Q. What are ice dams?

A. Ice dams occur when ice builds up at the edge of your roof, trapping melting snow behind it. As the water accumulates, it can leak into your house, damaging your shingles, roof, walls, and ceilings. Once formed, ice dams can be difficult to remove without damaging your roof. Keeping the eaves and lower portions of your roof cleared of snow is key to stopping the formation of ice dams.

Q. Will a roof snow rake damage my roof?

A. Roof rakes are designed to minimize roof damage, but you should still be careful when using them. Try not to slam the rake down on the roof, or pull too violently on it to free snow. Additions like wheels can keep the blade of the rake from ever touching the roof, and the choice of blade material — plastic over metal — can also help.

Q. What kind of maintenance do roof snow rakes require?

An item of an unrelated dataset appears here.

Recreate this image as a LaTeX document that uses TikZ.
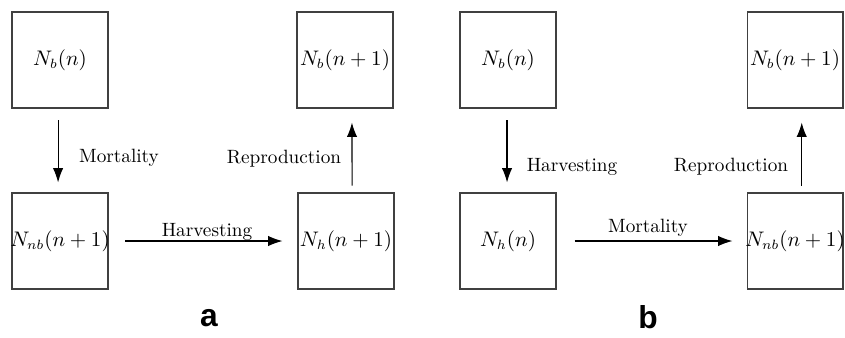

A. A roof snow rake requires little maintenance. You should check your rake before each use to verify that all bolts attaching the blade to the pole are tight. Other than that, just be sure that it is either broken down or retracted and stored securely after each use.

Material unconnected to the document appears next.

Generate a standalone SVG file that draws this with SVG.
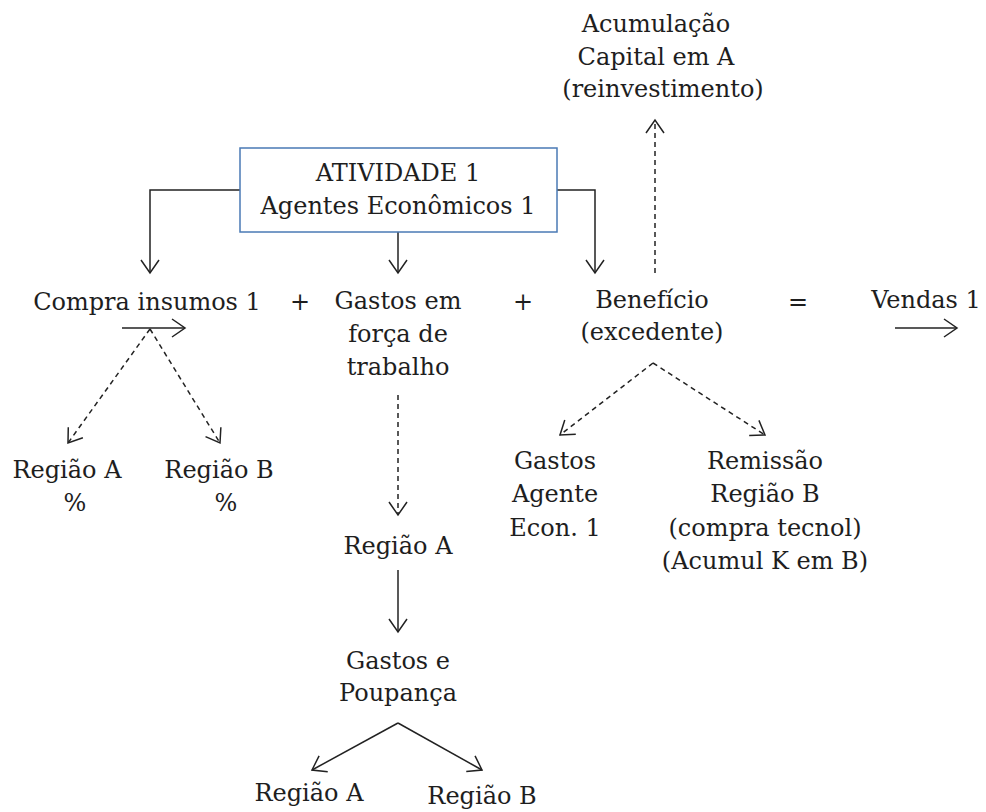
<svg xmlns="http://www.w3.org/2000/svg" width="986" height="812" viewBox="0 0 986 812">
<style>
text{font-family:"DejaVu Serif","Liberation Serif",serif;font-size:24px;fill:#1e1e1e;text-anchor:middle}
.ln{fill:none;stroke:#222;stroke-width:1.5}
.ds{fill:none;stroke:#222;stroke-width:1.5;stroke-dasharray:5 4}
</style>
<defs>
<marker id="ah" markerUnits="userSpaceOnUse" markerWidth="16" markerHeight="22" viewBox="0 0 16 22" refX="14" refY="11" orient="auto">
<path d="M1,2 L14,11 L1,20" fill="none" stroke="#222" stroke-width="1.5"/>
</marker>
</defs>
<rect width="986" height="812" fill="#fff"/>
<g id="connectors">
<path class="ln" d="M240,190 H150 V273" marker-end="url(#ah)"/>
<path class="ln" d="M398,232 V273" marker-end="url(#ah)"/>
<path class="ln" d="M557,190 H595 V273" marker-end="url(#ah)"/>
<path class="ds" d="M655,273 V120" marker-end="url(#ah)"/>
<path class="ln" d="M122,328 H185" marker-end="url(#ah)"/>
<path class="ds" d="M150,329 L68,443" marker-end="url(#ah)"/>
<path class="ds" d="M150,329 L220,443" marker-end="url(#ah)"/>
<path class="ds" d="M398,395 V515" marker-end="url(#ah)"/>
<path class="ln" d="M398,570 V632" marker-end="url(#ah)"/>
<path class="ln" d="M398,723 L312,770" marker-end="url(#ah)"/>
<path class="ln" d="M398,723 L482,770" marker-end="url(#ah)"/>
<path class="ds" d="M653,363 L560,435" marker-end="url(#ah)"/>
<path class="ds" d="M653,363 L765,435" marker-end="url(#ah)"/>
<path class="ln" d="M895,328 H957" marker-end="url(#ah)"/>
</g>
<g id="atividade">
<rect x="240" y="148" width="317" height="84" fill="#fff" stroke="#4a7ab5" stroke-width="1.5"/>
<text x="398" y="181">ATIVIDADE 1</text>
<text x="398" y="214">Agentes Econômicos 1</text>
</g>
<g id="acumulacao">
<text x="656" y="32">Acumulação</text>
<text x="656" y="65">Capital em A</text>
<text x="663" y="97">(reinvestimento)</text>
</g>
<g id="compra"><text x="147" y="310">Compra insumos 1</text></g>
<g id="op1"><text x="300" y="310">+</text></g>
<g id="gastos-ft">
<text x="398" y="309">Gastos em</text>
<text x="398" y="342">força de</text>
<text x="398" y="375">trabalho</text>
</g>
<g id="op2"><text x="523" y="310">+</text></g>
<g id="beneficio">
<text x="652" y="308">Benefício</text>
<text x="652" y="340">(excedente)</text>
</g>
<g id="op3"><text x="798" y="310">=</text></g>
<g id="vendas"><text x="926" y="308">Vendas 1</text></g>
<g id="regA1">
<text x="67" y="478">Região A</text>
<text x="75" y="511">%</text>
</g>
<g id="regB1">
<text x="219" y="478">Região B</text>
<text x="226" y="511">%</text>
</g>
<g id="regA2"><text x="398" y="554">Região A</text></g>
<g id="gastos-poup">
<text x="398" y="669">Gastos e</text>
<text x="398" y="701">Poupança</text>
</g>
<g id="regA3"><text x="309" y="801">Região A</text></g>
<g id="regB3"><text x="482" y="804">Região B</text></g>
<g id="gastos-agente">
<text x="555" y="469">Gastos</text>
<text x="555" y="502">Agente</text>
<text x="555" y="536">Econ. 1</text>
</g>
<g id="remissao">
<text x="765" y="469">Remissão</text>
<text x="765" y="502">Região B</text>
<text x="765" y="536">(compra tecnol)</text>
<text x="765" y="569">(Acumul K em B)</text>
</g>
</svg>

Q. Which is more effective: a roof snow rake, or heat cables?

A. Heat cables are lengths of heated wire that are attached to the eaves of your house. When they are plugged in, they can help keep ice dams from forming. Heat cables are expensive to buy and use, and if you aren’t going to install them yourself, you will need to pay someone to do it for you. Once installed, they aren’t super durable, and aren’t really effective in removing heavy snow. If you are worried about ice dams, we recommend a roof snow rake over heat cables.